Satujuang.com – Pemerintah Republik Indonesia mengalokasikan puluhan Triliun uang negara untuk digelontorkan ke desa-desa setiap tahun.
Dengan tujuan, untuk menurunkan angka kemiskinan dan kesenjangan. Membangun infrastruktur desa sesuai dengan kearifan lokal.
Meningkatkan nilai-nilai keagamaan, sosial, budaya dengan tujuan kesejahteraan sosial.
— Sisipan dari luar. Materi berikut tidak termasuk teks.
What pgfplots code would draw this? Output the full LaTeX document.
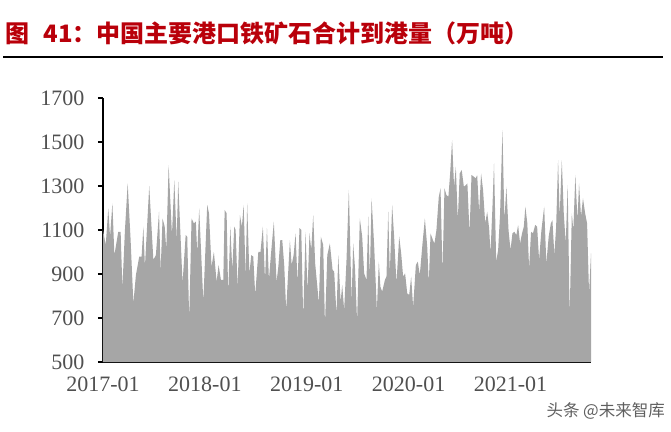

Meningkatkan pelayanan kepada masyarakat.
Namun sayangnya, banyak kepala desa justru tersandung kasus korupsi dalam penggunaan anggaran dana desa tersebut.

Bagaimana kita mengetahui bahwa anggaran desa tersebut sudah sesuai peruntukan
Mengutip situs Kemendesa.go.id, berikut ciri-ciri anggaran desa tidak efektif dan tidak transparan :
- Tidak ada papan proyek,
- Laporan realisasi sama persis dengan RAB,
- Lembaga desa, pengurusnya keluarga Kades semua,
- BPD mati kiri alias Pasif alias makan gaji buta,
- Kades pegang semua uang, bendahara hanya berfungsi di Bank saja,
- Perangkat desa yang jujur dan vokal biasanya “disingkirkan”,
- Banyak kegiatan terlambat pelaksanaannya dari jadwal, padahal anggarannya sudah ada,
- Musdes pesertanya sedikit, muka yang hadir itu-itu saja dari tahun ke tahun dan yang kritis biasanya tidak diundang,
- BUMDES tidak berkembang,
- Belanja barang / jasa di Monopoli Kades,
- Tidak ada sosialisasi terkait kegiatan kepada masyarakat,
- Pemdes marah ketika ada yang menanyakan Anggaran Kegiatan dan Anggaran Desa,
- Kades dan Perangkat dalam waktu singkat, mampu membeli mobil dan membangun rumah dengan harga/biaya ratusan juta. Padahal sumber penghasilan tidak sepadan dengan apa yang terlihat sebagai pendapatannya.